Given information:
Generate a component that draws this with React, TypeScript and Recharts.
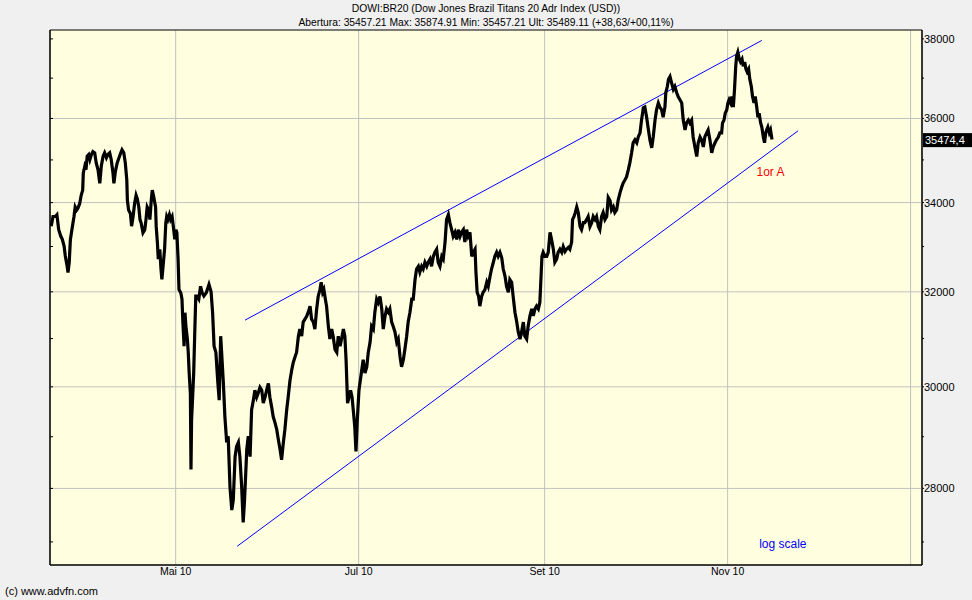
import { CartesianGrid, Line, LineChart, ReferenceArea, ReferenceDot, ReferenceLine, XAxis, YAxis } from "recharts"

// days counted from 1 May 2010 (intraday, so fractional)
const days = [
  -41.5, -40.9, -40.1, -39.6, -39.0, -38.3, -37.8, -37.2, -36.8, -36.2,
  -35.9, -35.5, -35.1, -34.6, -33.9, -33.5, -33.0, -32.6, -32.0, -31.5,
  -31.0, -30.8, -30.3, -29.9, -29.5, -29.0, -28.6, -28.1, -27.6, -27.0,
  -26.5, -25.9, -25.3, -24.8, -24.2, -23.7, -23.1, -22.6, -22.0, -21.5,
  -20.9, -20.6, -20.1, -19.5, -18.9, -18.3, -17.9, -17.3, -16.8, -16.3,
  -16.1, -15.7, -15.1, -14.7, -14.2, -13.7, -13.2, -12.8, -12.3, -11.9,
  -11.5, -10.9, -10.3, -9.9, -9.5, -9.0, -8.6, -8.1, -7.8, -7.3,
  -7.0, -6.7, -6.5, -6.1, -5.8, -5.3, -4.9, -4.6, -4.1, -3.7,
  -3.3, -3.0, -2.6, -2.1, -1.7, -1.2, -0.8, -0.3, 0.1, 0.4,
  0.8, 1.1, 1.7, 2.1, 2.4, 2.8, 3.1, 3.4, 3.9, 4.2,
  4.5, 4.9, 5.1, 5.3, 5.7, 6.0, 6.3, 6.7, 7.0, 7.7,
  8.3, 8.8, 9.4, 10.2,
  11.1, 11.8, 12.3, 12.8, 13.4, 14.0, 14.5, 15.0, 15.4, 15.9,
  16.4, 17.0, 17.5, 18.1, 18.7, 19.2, 19.8, 20.3, 20.9, 21.4,
  22.0, 22.5, 22.9, 23.3, 23.7, 24.2, 24.8, 25.3, 25.9, 26.4,
  27.0, 27.5, 28.1, 28.7, 29.2, 29.8, 30.3, 30.9, 31.4, 32.0,
  32.5, 33.1, 33.7, 34.2, 34.8, 35.3, 35.9, 36.4, 37.0, 37.5,
  38.1, 38.7, 39.2, 39.8, 40.3, 40.9, 41.4, 42.0, 42.5, 43.1,
  43.7, 44.2, 44.8, 45.3, 45.9, 46.4, 47.0, 47.5, 48.1, 48.5,
  49.0, 49.4, 49.9, 50.3, 50.9, 51.4, 52.0, 52.5, 53.1, 53.7,
  54.2, 54.8, 55.3, 55.9, 56.4, 56.8, 57.0, 57.3, 57.8, 58.3,
  58.8, 59.2, 59.7, 60.1, 60.5, 61.1,
  62.5, 63.1, 63.7, 64.2, 64.8, 65.3, 65.9, 66.4, 67.0, 67.5,
  68.1, 68.7, 69.2, 69.8, 70.3, 70.9, 71.4, 72.0, 72.5, 73.1,
  73.7, 74.2, 74.8, 75.3, 75.9, 76.4, 77.0, 77.5, 78.1, 78.7,
  79.2, 79.8, 80.3, 80.9, 81.4, 82.0, 82.5, 83.1, 83.7, 84.2,
  84.8, 85.3, 85.9, 86.4, 87.0, 87.5, 88.1, 88.7, 89.2, 89.8,
  90.3, 90.9, 91.4, 92.0, 92.5, 93.1, 93.7, 94.2, 94.8, 95.3,
  95.9, 96.4, 97.0, 97.5, 98.1, 98.7, 99.2, 99.8, 100.1, 100.5,
  101.0, 101.4, 102.0, 102.5, 103.1, 103.7, 104.2, 104.8, 105.3, 105.9,
  106.4, 107.0, 107.5, 108.1, 108.7, 109.2, 109.8, 110.3, 110.9, 111.4,
  112.0, 112.5, 113.1, 113.7, 114.2, 114.8, 115.3, 115.9, 116.4, 117.0,
  117.5, 118.1, 118.7, 119.2, 119.8, 120.3, 120.9, 121.4, 121.8, 122.1,
  122.5, 123.1, 123.7, 124.2, 124.8, 125.3, 125.9, 126.4, 127.0, 127.5,
  128.1, 128.7, 129.2, 129.8, 130.3, 130.9, 131.4, 132.0, 132.3, 132.8,
  133.2, 133.7, 134.2, 134.8, 135.3, 135.9, 136.4, 137.0, 137.5, 138.1,
  138.7, 139.2, 139.8, 140.3, 140.9, 141.4, 142.0, 142.5, 143.1, 143.7,
  144.2, 144.8, 145.3, 145.9, 146.4, 147.0, 147.5, 148.1, 148.7, 149.2,
  149.8, 150.3, 150.9, 151.4, 152.0, 152.5, 153.1, 153.7, 154.2, 154.8,
  155.3, 155.9, 156.4, 157.0, 157.5, 158.1, 158.7, 159.2, 159.8, 160.3,
  160.9, 161.4, 162.0, 162.5, 163.1, 163.4, 163.9, 164.3, 164.8, 165.3,
  165.9, 166.4, 167.0, 167.5, 168.1, 168.7, 169.2, 169.8, 170.3, 170.9,
  171.4, 172.0, 172.5, 173.1, 173.7, 174.2, 174.8, 175.3, 175.9, 176.4,
  177.0, 177.5, 178.1, 178.7, 179.2, 179.8, 180.3, 180.9, 181.4, 182.0,
  182.3, 182.8, 183.2, 183.7, 184.1, 184.5, 185.0, 185.4, 185.9, 186.3,
  186.7, 187.0, 187.4, 187.9, 188.3, 188.8, 189.2, 189.7, 190.1, 190.5,
  191.0, 191.4, 191.9, 192.3, 192.8, 193.2, 193.7, 194.1, 194.5, 195.0,
  195.4, 195.9, 196.3, 196.7, 197.0, 197.4, 197.9, 198.3, 198.8,
]

const prices = [
  33460, 33680, 33680, 33720, 33380, 33230, 33160, 33010, 32790, 32570,
  32420, 32640, 33160, 33380, 33680, 33900, 33830, 33870, 33980, 34170,
  34290, 34690, 34850, 34770, 35090, 35130, 35010, 35130, 35200, 35170,
  34930, 34770, 34450, 34850, 35090, 35170, 35050, 35130, 35170, 35010,
  34690, 34450, 34730, 34930, 35050, 35170, 35240, 35170, 34930, 34530,
  34050, 33830, 33750, 33460, 33680, 33980, 34170, 34090, 33900, 33610,
  33530, 33310, 33380, 33610, 33900, 33830, 33610, 34090, 34290, 34130,
  34010, 33900, 33460, 33090, 32720, 32940, 32500, 32270, 32640, 32940,
  33530, 33680, 33610, 33720, 33610, 33680, 33460, 33160, 33380, 33310,
  32720, 32050, 31980, 31840, 31340, 30840, 31550, 31270, 30990, 30700,
  30280, 29860, 28360, 29340, 29860, 30280, 30990, 31910, 31910, 31840,
  32120, 31980, 31910, 31980,
  32160, 32000, 31560, 30840, 30710, 30130, 29730, 31050, 30620, 30070,
  29400, 28890, 29010, 28030, 27590, 27780, 28610, 28810, 28890, 28610,
  28030, 27360, 27720, 28220, 28750, 29010, 28610, 29530, 29730, 29930,
  29790, 29870, 29990, 29930, 29670, 29790, 29930, 30070, 29790, 29590,
  29400, 29280, 29140, 28950, 28750, 28550, 28890, 29140, 29530, 29790,
  30130, 30350, 30500, 30620, 30710, 31050, 31200, 31050, 31350, 31410,
  31480, 31560, 31690, 31410, 31350, 31200, 31630, 31900, 32050, 32210,
  31990, 32050, 31840, 31690, 31260, 30990, 31200, 31050, 30770, 30710,
  31050, 30840, 30990, 31200, 31050, 30560, 30200, 29670, 29790, 29930,
  29790, 29530, 29200, 28710, 29280, 29930,
  30560, 30280, 30410, 30710, 30920, 31260, 31200, 31560, 31840, 31770,
  31900, 31630, 31200, 31480, 31630, 31560, 31630, 31350, 31260, 31140,
  30920, 30990, 30620, 30410, 30560, 30770, 31050, 31350, 31560, 31840,
  31840, 32270, 32500, 32560, 32430, 32560, 32500, 32650, 32560, 32650,
  32720, 32560, 32780, 32870, 32940, 32650, 32560, 32780, 32720, 33100,
  33610, 33720, 33540, 33380, 33230, 33320, 33160, 33380, 33230, 33320,
  33380, 33100, 33380, 33230, 33320, 32780, 32870, 32940, 32430, 31990,
  31900, 31690, 31900, 31990, 32050, 32210, 32120, 32340, 32500, 32650,
  32780, 32870, 32780, 32870, 32750, 32500, 32340, 32120, 31990, 32270,
  32210, 31900, 31560, 31350, 31140, 30990, 31140, 31350, 31050, 30990,
  31260, 31480, 31630, 31480, 31630, 31690, 31630, 31770, 32340, 32780,
  32870, 32780, 32780, 32870, 33320, 33160, 32940, 32650, 32720, 32870,
  32940, 32870, 33000, 32890, 32940, 32980, 32940, 33100, 33610, 33680,
  33770, 33900, 33770, 33450, 33380, 33540, 33540, 33610, 33680, 33450,
  33540, 33680, 33610, 33680, 33450, 33380, 33680, 33770, 33610, 33680,
  34120, 34050, 33830, 33900, 33770, 33830, 34050, 34220, 34360, 34460,
  34530, 34600, 34770, 34930, 35170, 35410, 35480, 35410, 35550, 35650,
  35960, 36260, 36280, 36030, 35770, 35480, 35290, 35550, 35960, 36210,
  36380, 36280, 36210, 36030, 36280, 36640, 36790, 36970, 37040, 36890,
  36720, 36790, 36640, 36540, 36460, 36380, 35960, 35720, 35890, 35960,
  35890, 35960, 35550, 35310, 35080, 35410, 35550, 35480, 35310, 35550,
  35650, 35720, 35480, 35170, 35310, 35410, 35480, 35550, 35650, 35650,
  35890, 35960, 36130, 36210, 36380, 36460, 36380, 36540, 36280, 36720,
  37300, 37560, 37660, 37480, 37410, 37480, 37300, 37410, 37230, 37160,
  37230, 36970, 36790, 36540, 36380, 36540, 36280, 36030, 36130, 35890,
  35790, 35550, 35410, 35650, 35720, 35790, 35650, 35720, 35490,
]

const monthTicks = [0, 61, 123, 184, 245]
const monthLabels = ["Mai 10", "Jul 10", "Set 10", "Nov 10", ""]
const priceTicks = [27000, 28000, 29000, 30000, 31000, 32000, 33000, 34000, 35000, 36000, 37000, 38000]
const gridPrices = [28000, 30000, 32000, 34000, 36000]

const upperTrend = [{ x: 23.1, y: 31390 }, { x: 195.4, y: 37960 }]
const lowerTrend = [{ x: 20.5, y: 26920 }, { x: 207.5, y: 35700 }]
const lastPrice = 35474.4

const xDomain = [-41.9, 248.8]
const yDomain = [26580, 38230]

const data = days.map((day, i) => ({ day, price: prices[i] }))

const font = "'Liberation Sans', Arial, sans-serif"

function PriceTick({ x, y, payload }: any) {
  if (payload.value % 2000 !== 0) return <g />
  return (
    <text x={x} y={y + 4} fontSize={11} fill="#000" fontFamily={font} textAnchor="start">
      {payload.value}
    </text>
  )
}

function EmptyTick() {
  return <g />
}

function LastPriceLabel({ viewBox }: any) {
  const right = viewBox.x + viewBox.width
  return (
    <g>
      <rect x={right + 1} y={viewBox.y - 7} width={50} height={14} fill="#000" />
      <text x={right + 3} y={viewBox.y + 4} fontSize={11} fill="#fff" fontFamily={font}>
        {lastPrice.toFixed(1).replace(".", ",")}
      </text>
    </g>
  )
}

export default function App() {
  return (
    <div style={{ position: "absolute", left: 0, top: 0, width: 972, height: 600, background: "#f0f0f0", fontFamily: font }}>
      <div style={{ position: "absolute", top: 2, width: 972, textAlign: "center", fontSize: 10.3, lineHeight: "13px" }}>
        DOWI:BR20 (Dow Jones Brazil Titans 20 Adr Index (USD))
      </div>
      <div style={{ position: "absolute", top: 16, width: 972, textAlign: "center", fontSize: 10.3, lineHeight: "13px" }}>
        Abertura: 35457.21 Max: 35874.91 Min: 35457.21 Ult: 35489.11 (+38,63/+00,11%)
      </div>
      <LineChart width={972} height={600} data={data} margin={{ top: 30, right: 0, bottom: 0, left: 50 }}>
        <CartesianGrid yAxisId="r" horizontal={false} stroke="#c0c0c0" fill="#ffffe0" fillOpacity={1} />
        <XAxis
          dataKey="day"
          type="number"
          domain={xDomain}
          allowDataOverflow
          ticks={monthTicks}
          tickFormatter={(v: number) => monthLabels[monthTicks.indexOf(v)]}
          height={35}
          tickSize={0}
          tickMargin={3}
          axisLine={{ stroke: "#000" }}
          tick={{ fontSize: 10.5, fill: "#000", fontFamily: font }}
        />
        <YAxis
          yAxisId="l"
          orientation="left"
          mirror
          scale="log"
          type="number"
          domain={yDomain}
          allowDataOverflow
          ticks={priceTicks}
          tick={<EmptyTick />}
          tickSize={3}
          tickLine={{ stroke: "#000" }}
          axisLine={{ stroke: "#000" }}
        />
        <YAxis
          yAxisId="r"
          orientation="right"
          scale="log"
          type="number"
          domain={yDomain}
          allowDataOverflow
          ticks={priceTicks}
          width={50}
          tickSize={2}
          tickMargin={0}
          tickLine={{ stroke: "#000" }}
          axisLine={{ stroke: "#000" }}
          tick={<PriceTick />}
        />
        {gridPrices.map((p) => (
          <ReferenceLine key={p} yAxisId="r" y={p} stroke="#c0c0c0" />
        ))}
        <ReferenceLine yAxisId="r" segment={upperTrend} stroke="#0000ff" strokeWidth={1} />
        <ReferenceLine yAxisId="r" segment={lowerTrend} stroke="#0000ff" strokeWidth={1} />
        <Line
          yAxisId="r"
          type="linear"
          dataKey="price"
          stroke="#000"
          strokeWidth={3.2}
          strokeLinejoin="miter"
          dot={false}
          isAnimationActive={false}
        />
        <ReferenceArea
          yAxisId="r"
          x1={xDomain[0]}
          x2={xDomain[1]}
          y1={yDomain[0]}
          y2={yDomain[1]}
          fill="none"
          stroke="#000"
          strokeWidth={1}
        />
        <ReferenceLine yAxisId="r" y={lastPrice} stroke="none" label={<LastPriceLabel />} />
        <ReferenceDot
          yAxisId="r"
          x={198.3}
          y={34711}
          r={0}
          fill="none"
          stroke="none"
          label={{ value: "1or A", fill: "#ff0000", fontSize: 12, fontFamily: font, position: "center" }}
        />
        <ReferenceDot
          yAxisId="r"
          x={202.4}
          y={26961}
          r={0}
          fill="none"
          stroke="none"
          label={{ value: "log scale", fill: "#0000ff", fontSize: 12, fontFamily: font, position: "center" }}
        />
      </LineChart>
      <div style={{ position: "absolute", left: 5, top: 585, fontSize: 11, lineHeight: "13px" }}>(c) www.advfn.com</div>
    </div>
  )
}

What is being asked: Write down every line from the opening of the listing to the line with "ReferenceLine, XAxis, YAxis", both included, and nothing else; the pictures are omitted.

Task answer:
Generate a component that draws this with React, TypeScript and Recharts.
import { CartesianGrid, Line, LineChart, ReferenceArea, ReferenceDot, ReferenceLine, XAxis, YAxis } from "recharts"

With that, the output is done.